L’età media dei consulenti della sede milanese di Auticon va dai 25 ai 45 anni, e tre su otto sono delle ragazze. “Riceviamo una percentuale di domande molto alta da parte delle ragazze ed è curioso visto che si è sempre pensato che l’autismo fosse prevalente negli uomini”, continua Balestrazzi aggiungendo che la selezione si concentra prevalentemente sui laureati, oggi infatti ci sono già tre ingegneri, un fisico e una laureata in antropologia ma anche tre diplomati in materie tecniche.

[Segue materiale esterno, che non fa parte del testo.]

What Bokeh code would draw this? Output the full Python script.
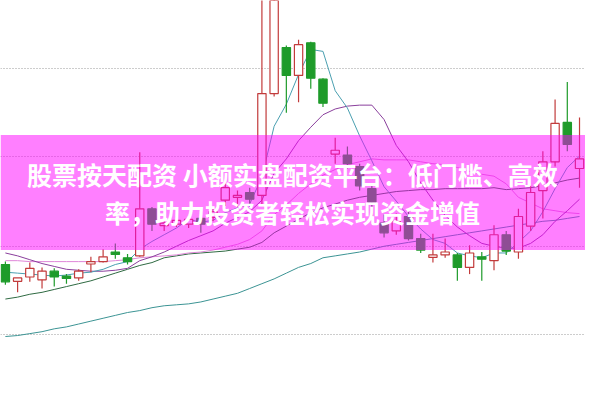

Il modello di governance utilizzato da Auticon “è sempre stato quello di detenere il capitale (70-80%) e di coinvolgere degli investitori più da un punto di vista relazionale che finanziario – ad esempio fra i finanziatori di Auticon Uk c’è Richard Branson, fondatore del Virgin Group, mentre nell’assetto societario di Auticon Germania c’è la famiglia Porsche – persone che possano creare una rete di connessione e offrire una testimonianza sul nostro modo di vedere l’inserimento professionale di persone nello spettro autistico”, spiega il manager che per ora in Italia è socio di minoranza “la maggioranza è di Auticon e siamo in attiva ricerca di investitori. Stiamo valutando diverse proposte, sempre nell’idea di non far entrare un fondo societario ma delle persone che ci aiutino a sviluppare il business anche dal lato delle relazioni e penso proprio che le troveremo”.